Goal
Sift the material for lines containing "React", and return them.

(Code that draws figures)
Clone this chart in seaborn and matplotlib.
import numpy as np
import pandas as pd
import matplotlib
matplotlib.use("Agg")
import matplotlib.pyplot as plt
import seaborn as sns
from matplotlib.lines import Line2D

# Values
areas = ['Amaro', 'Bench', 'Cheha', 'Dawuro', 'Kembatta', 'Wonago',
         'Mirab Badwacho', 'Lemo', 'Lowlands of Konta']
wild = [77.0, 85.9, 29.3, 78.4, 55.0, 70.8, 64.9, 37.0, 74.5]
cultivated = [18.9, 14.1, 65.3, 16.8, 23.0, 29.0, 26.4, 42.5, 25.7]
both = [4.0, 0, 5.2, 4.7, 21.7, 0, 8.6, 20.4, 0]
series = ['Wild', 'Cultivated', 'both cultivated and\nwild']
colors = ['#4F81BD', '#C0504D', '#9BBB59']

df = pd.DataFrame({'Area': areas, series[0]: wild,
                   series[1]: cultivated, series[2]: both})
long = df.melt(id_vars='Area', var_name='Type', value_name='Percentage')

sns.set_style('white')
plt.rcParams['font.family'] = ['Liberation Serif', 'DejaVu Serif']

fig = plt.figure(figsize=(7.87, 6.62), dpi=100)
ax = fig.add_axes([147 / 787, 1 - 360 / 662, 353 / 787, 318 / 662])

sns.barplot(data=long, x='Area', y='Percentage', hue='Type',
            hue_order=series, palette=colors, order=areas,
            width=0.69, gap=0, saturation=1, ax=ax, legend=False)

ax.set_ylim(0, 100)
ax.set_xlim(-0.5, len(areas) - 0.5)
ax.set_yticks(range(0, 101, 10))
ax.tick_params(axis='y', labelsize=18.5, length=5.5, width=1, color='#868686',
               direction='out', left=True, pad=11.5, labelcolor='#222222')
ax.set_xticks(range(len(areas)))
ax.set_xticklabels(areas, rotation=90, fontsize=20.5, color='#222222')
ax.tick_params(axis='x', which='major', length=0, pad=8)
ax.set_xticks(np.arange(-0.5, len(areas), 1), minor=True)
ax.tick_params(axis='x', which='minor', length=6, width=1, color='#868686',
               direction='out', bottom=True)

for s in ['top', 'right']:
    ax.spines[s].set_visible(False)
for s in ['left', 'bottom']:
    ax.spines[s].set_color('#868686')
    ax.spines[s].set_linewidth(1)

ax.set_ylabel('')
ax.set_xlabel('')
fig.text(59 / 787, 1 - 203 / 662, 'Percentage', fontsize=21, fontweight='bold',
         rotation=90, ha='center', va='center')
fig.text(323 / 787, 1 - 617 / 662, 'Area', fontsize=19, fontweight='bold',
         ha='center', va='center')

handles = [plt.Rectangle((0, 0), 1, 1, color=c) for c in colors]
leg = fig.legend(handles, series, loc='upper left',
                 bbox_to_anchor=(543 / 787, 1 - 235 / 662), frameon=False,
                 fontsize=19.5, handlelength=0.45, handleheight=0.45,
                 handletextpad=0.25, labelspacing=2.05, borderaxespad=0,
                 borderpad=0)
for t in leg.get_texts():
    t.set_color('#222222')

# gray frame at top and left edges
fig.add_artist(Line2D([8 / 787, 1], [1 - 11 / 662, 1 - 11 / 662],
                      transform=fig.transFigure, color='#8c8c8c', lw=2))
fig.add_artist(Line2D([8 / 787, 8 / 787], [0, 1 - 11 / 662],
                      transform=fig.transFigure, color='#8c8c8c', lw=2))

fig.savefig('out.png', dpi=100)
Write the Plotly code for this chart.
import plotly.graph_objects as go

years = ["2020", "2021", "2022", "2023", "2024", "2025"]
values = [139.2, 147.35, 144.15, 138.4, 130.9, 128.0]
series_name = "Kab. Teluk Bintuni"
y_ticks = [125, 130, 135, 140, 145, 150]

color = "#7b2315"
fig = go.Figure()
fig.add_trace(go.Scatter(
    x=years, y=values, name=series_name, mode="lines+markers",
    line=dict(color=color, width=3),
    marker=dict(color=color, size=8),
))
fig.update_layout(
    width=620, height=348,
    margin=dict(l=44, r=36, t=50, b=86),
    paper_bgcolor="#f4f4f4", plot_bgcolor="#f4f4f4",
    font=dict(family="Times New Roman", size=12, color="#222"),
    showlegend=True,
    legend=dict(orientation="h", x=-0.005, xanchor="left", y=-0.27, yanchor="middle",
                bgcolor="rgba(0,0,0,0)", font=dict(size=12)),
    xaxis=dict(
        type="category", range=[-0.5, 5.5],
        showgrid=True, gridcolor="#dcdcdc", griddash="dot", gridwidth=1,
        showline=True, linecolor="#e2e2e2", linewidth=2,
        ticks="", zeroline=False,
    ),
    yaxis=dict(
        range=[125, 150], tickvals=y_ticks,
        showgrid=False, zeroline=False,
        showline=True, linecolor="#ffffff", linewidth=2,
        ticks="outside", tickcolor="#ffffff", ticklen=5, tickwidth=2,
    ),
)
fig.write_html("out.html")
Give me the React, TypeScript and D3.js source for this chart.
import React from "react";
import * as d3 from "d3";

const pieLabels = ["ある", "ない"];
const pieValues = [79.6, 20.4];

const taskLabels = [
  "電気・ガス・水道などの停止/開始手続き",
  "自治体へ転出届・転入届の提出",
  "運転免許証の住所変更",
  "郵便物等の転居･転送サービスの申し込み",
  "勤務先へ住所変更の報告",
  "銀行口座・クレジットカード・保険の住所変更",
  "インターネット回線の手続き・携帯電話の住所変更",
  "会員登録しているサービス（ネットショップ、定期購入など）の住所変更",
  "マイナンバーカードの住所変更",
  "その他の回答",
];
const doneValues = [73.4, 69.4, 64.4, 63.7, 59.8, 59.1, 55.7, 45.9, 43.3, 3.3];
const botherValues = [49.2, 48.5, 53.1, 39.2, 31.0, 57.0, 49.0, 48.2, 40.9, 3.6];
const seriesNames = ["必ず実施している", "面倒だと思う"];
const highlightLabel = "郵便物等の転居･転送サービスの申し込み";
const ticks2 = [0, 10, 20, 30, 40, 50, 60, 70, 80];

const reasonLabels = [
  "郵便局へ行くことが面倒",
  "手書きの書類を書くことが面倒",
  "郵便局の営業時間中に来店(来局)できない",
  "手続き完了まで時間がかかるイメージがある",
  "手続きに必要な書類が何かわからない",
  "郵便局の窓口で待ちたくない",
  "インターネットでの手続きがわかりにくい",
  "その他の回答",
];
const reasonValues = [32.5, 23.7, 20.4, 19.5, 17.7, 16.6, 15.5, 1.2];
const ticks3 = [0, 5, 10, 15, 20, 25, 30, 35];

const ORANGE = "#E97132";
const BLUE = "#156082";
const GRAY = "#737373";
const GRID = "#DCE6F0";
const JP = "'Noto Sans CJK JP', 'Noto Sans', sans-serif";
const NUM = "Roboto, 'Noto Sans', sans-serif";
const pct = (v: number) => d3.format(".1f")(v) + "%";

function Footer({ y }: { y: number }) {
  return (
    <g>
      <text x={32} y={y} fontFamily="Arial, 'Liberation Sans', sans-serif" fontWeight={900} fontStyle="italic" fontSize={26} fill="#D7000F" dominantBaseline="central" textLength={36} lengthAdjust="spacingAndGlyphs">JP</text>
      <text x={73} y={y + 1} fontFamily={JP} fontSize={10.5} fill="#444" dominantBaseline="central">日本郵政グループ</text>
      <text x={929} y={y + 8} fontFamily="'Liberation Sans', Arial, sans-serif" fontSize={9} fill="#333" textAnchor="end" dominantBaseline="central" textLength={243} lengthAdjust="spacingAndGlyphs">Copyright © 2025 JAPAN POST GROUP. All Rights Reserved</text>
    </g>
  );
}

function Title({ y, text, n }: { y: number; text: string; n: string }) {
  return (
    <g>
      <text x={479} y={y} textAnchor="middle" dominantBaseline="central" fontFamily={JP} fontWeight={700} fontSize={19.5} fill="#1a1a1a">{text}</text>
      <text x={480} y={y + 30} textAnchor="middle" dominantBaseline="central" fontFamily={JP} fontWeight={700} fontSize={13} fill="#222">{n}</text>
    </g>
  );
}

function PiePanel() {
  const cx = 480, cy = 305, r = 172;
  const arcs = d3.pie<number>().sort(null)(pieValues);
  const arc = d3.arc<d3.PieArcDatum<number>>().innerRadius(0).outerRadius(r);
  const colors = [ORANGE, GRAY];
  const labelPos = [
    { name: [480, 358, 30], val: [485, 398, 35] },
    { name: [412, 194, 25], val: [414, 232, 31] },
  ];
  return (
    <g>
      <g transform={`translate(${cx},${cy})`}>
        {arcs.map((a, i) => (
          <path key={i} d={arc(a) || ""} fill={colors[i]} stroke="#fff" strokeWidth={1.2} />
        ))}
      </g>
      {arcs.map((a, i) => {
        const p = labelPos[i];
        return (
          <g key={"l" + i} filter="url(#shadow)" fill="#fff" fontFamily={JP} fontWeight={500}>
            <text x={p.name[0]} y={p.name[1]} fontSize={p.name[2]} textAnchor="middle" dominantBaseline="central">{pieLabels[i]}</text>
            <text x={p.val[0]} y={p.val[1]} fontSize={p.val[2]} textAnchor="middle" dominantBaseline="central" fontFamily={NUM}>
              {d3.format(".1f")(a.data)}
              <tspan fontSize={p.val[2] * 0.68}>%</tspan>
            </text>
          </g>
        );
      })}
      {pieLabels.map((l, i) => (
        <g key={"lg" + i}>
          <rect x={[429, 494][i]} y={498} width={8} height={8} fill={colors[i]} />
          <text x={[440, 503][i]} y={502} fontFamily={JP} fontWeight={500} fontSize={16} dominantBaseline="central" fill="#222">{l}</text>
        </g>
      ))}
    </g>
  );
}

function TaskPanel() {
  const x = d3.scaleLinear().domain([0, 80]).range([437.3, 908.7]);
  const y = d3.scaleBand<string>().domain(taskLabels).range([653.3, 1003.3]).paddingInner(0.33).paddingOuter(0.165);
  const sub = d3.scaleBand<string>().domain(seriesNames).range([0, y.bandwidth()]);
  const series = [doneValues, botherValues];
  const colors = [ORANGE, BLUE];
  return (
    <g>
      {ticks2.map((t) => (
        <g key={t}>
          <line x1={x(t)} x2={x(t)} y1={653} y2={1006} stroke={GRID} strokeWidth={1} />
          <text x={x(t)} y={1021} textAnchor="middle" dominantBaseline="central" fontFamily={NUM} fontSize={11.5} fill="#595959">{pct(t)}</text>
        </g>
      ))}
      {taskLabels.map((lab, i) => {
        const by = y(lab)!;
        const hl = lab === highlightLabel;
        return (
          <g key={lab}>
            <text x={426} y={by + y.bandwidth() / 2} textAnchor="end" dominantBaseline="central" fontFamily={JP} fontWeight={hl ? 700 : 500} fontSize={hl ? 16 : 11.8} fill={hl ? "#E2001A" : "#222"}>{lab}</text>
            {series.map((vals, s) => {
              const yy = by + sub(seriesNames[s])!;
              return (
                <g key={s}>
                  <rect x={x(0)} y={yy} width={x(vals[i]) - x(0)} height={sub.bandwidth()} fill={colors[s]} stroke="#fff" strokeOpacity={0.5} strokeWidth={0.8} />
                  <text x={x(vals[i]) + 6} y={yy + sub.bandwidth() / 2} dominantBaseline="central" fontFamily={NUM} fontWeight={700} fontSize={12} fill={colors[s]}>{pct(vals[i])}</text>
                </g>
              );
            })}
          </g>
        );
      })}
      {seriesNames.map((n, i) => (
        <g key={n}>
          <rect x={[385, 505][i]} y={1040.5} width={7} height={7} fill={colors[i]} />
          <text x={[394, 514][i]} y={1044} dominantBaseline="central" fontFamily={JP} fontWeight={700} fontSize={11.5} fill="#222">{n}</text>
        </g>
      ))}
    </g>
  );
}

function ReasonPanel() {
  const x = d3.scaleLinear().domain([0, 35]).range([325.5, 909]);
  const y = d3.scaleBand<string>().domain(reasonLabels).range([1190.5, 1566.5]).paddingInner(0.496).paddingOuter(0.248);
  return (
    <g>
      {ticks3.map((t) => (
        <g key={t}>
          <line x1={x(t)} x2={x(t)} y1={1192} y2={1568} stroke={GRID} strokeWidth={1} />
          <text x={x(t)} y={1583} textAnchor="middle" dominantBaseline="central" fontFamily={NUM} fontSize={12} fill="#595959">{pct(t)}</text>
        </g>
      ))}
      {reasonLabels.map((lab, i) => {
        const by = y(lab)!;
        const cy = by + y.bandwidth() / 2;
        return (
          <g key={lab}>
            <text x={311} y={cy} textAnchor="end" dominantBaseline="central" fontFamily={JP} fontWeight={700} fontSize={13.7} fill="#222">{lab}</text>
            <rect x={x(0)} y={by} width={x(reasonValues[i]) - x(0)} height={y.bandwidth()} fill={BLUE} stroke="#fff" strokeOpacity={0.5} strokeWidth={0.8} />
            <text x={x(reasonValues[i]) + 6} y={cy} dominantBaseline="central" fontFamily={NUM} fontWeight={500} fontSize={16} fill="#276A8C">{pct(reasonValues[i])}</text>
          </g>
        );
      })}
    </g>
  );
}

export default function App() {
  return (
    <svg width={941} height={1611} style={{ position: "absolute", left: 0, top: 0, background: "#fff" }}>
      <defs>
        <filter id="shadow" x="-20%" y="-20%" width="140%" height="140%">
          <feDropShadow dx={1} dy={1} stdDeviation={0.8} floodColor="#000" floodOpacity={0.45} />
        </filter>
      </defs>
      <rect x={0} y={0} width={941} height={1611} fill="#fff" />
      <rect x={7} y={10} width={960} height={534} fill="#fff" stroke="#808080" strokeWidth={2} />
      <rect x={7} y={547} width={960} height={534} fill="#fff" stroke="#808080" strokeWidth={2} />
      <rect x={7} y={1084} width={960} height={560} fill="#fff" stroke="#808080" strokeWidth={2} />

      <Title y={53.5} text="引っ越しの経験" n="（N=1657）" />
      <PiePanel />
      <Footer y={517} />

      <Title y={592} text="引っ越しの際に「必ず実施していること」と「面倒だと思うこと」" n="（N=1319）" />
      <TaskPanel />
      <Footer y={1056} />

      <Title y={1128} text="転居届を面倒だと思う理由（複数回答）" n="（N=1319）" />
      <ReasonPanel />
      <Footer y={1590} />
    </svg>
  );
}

Solution
Give me the React, TypeScript and D3.js source for this chart.
import React from "react";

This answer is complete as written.